INFORMATION PROVIDED:
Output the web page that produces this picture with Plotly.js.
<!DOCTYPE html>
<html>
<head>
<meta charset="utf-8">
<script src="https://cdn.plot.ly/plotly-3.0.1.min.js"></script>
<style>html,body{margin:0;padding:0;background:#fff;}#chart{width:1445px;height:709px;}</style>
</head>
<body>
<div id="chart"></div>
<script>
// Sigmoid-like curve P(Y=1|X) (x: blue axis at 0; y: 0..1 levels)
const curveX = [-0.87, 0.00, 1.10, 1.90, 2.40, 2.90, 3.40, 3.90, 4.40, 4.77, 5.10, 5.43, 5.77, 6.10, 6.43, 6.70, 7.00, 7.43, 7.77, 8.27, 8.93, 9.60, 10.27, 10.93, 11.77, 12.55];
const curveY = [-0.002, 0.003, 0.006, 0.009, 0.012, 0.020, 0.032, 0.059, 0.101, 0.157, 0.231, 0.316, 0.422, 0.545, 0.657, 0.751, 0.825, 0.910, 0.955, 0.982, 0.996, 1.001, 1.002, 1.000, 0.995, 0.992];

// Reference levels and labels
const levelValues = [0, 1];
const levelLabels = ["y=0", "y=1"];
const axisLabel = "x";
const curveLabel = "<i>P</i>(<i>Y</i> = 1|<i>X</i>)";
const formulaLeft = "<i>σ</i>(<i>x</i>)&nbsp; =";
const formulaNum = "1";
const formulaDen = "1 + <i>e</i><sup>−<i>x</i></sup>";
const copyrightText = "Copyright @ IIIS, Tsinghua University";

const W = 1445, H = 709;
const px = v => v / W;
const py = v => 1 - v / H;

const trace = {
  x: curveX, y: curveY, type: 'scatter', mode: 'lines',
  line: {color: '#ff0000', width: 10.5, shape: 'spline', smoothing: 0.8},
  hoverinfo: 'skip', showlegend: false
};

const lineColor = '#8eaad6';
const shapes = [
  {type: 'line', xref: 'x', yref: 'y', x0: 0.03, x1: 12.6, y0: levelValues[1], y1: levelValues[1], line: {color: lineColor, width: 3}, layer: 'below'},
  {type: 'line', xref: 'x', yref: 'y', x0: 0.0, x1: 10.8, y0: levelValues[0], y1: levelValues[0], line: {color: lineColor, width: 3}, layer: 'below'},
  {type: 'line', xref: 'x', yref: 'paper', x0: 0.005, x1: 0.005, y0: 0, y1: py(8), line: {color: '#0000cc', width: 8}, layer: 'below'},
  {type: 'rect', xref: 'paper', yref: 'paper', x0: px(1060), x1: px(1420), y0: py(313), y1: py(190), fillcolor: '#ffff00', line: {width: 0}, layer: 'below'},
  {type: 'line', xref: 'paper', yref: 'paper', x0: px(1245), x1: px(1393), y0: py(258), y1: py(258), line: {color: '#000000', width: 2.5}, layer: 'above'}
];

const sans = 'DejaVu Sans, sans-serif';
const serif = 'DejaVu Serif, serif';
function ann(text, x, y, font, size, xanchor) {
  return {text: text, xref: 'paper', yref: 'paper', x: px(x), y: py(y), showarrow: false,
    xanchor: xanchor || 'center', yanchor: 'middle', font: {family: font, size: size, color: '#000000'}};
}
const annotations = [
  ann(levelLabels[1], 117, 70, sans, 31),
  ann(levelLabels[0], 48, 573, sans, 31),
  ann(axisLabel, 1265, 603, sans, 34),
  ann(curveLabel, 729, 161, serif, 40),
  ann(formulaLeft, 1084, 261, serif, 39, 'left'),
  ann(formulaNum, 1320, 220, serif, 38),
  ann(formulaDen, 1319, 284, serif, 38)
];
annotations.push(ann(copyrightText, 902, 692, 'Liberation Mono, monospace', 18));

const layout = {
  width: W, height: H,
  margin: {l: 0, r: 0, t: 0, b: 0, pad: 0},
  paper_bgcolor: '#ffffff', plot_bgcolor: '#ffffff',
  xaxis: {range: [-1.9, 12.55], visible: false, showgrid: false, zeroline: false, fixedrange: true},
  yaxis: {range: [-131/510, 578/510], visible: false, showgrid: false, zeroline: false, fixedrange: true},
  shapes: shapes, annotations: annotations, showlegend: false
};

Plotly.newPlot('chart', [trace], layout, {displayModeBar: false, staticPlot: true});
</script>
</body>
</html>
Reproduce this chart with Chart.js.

EXERCISE BRIEF:
Working from the material above, retype it in its entirety without change.

OUTPUT FOR THIS EXERCISE:
Output the web page that produces this picture with Plotly.js.
<!DOCTYPE html>
<html>
<head>
<meta charset="utf-8">
<script src="https://cdn.plot.ly/plotly-3.0.1.min.js"></script>
<style>html,body{margin:0;padding:0;background:#fff;}#chart{width:1445px;height:709px;}</style>
</head>
<body>
<div id="chart"></div>
<script>
// Sigmoid-like curve P(Y=1|X) (x: blue axis at 0; y: 0..1 levels)
const curveX = [-0.87, 0.00, 1.10, 1.90, 2.40, 2.90, 3.40, 3.90, 4.40, 4.77, 5.10, 5.43, 5.77, 6.10, 6.43, 6.70, 7.00, 7.43, 7.77, 8.27, 8.93, 9.60, 10.27, 10.93, 11.77, 12.55];
const curveY = [-0.002, 0.003, 0.006, 0.009, 0.012, 0.020, 0.032, 0.059, 0.101, 0.157, 0.231, 0.316, 0.422, 0.545, 0.657, 0.751, 0.825, 0.910, 0.955, 0.982, 0.996, 1.001, 1.002, 1.000, 0.995, 0.992];

// Reference levels and labels
const levelValues = [0, 1];
const levelLabels = ["y=0", "y=1"];
const axisLabel = "x";
const curveLabel = "<i>P</i>(<i>Y</i> = 1|<i>X</i>)";
const formulaLeft = "<i>σ</i>(<i>x</i>)&nbsp; =";
const formulaNum = "1";
const formulaDen = "1 + <i>e</i><sup>−<i>x</i></sup>";
const copyrightText = "Copyright @ IIIS, Tsinghua University";

const W = 1445, H = 709;
const px = v => v / W;
const py = v => 1 - v / H;

const trace = {
  x: curveX, y: curveY, type: 'scatter', mode: 'lines',
  line: {color: '#ff0000', width: 10.5, shape: 'spline', smoothing: 0.8},
  hoverinfo: 'skip', showlegend: false
};

const lineColor = '#8eaad6';
const shapes = [
  {type: 'line', xref: 'x', yref: 'y', x0: 0.03, x1: 12.6, y0: levelValues[1], y1: levelValues[1], line: {color: lineColor, width: 3}, layer: 'below'},
  {type: 'line', xref: 'x', yref: 'y', x0: 0.0, x1: 10.8, y0: levelValues[0], y1: levelValues[0], line: {color: lineColor, width: 3}, layer: 'below'},
  {type: 'line', xref: 'x', yref: 'paper', x0: 0.005, x1: 0.005, y0: 0, y1: py(8), line: {color: '#0000cc', width: 8}, layer: 'below'},
  {type: 'rect', xref: 'paper', yref: 'paper', x0: px(1060), x1: px(1420), y0: py(313), y1: py(190), fillcolor: '#ffff00', line: {width: 0}, layer: 'below'},
  {type: 'line', xref: 'paper', yref: 'paper', x0: px(1245), x1: px(1393), y0: py(258), y1: py(258), line: {color: '#000000', width: 2.5}, layer: 'above'}
];

const sans = 'DejaVu Sans, sans-serif';
const serif = 'DejaVu Serif, serif';
function ann(text, x, y, font, size, xanchor) {
  return {text: text, xref: 'paper', yref: 'paper', x: px(x), y: py(y), showarrow: false,
    xanchor: xanchor || 'center', yanchor: 'middle', font: {family: font, size: size, color: '#000000'}};
}
const annotations = [
  ann(levelLabels[1], 117, 70, sans, 31),
  ann(levelLabels[0], 48, 573, sans, 31),
  ann(axisLabel, 1265, 603, sans, 34),
  ann(curveLabel, 729, 161, serif, 40),
  ann(formulaLeft, 1084, 261, serif, 39, 'left'),
  ann(formulaNum, 1320, 220, serif, 38),
  ann(formulaDen, 1319, 284, serif, 38)
];
annotations.push(ann(copyrightText, 902, 692, 'Liberation Mono, monospace', 18));

const layout = {
  width: W, height: H,
  margin: {l: 0, r: 0, t: 0, b: 0, pad: 0},
  paper_bgcolor: '#ffffff', plot_bgcolor: '#ffffff',
  xaxis: {range: [-1.9, 12.55], visible: false, showgrid: false, zeroline: false, fixedrange: true},
  yaxis: {range: [-131/510, 578/510], visible: false, showgrid: false, zeroline: false, fixedrange: true},
  shapes: shapes, annotations: annotations, showlegend: false
};

Plotly.newPlot('chart', [trace], layout, {displayModeBar: false, staticPlot: true});
</script>
</body>
</html>
Reproduce this chart with Chart.js.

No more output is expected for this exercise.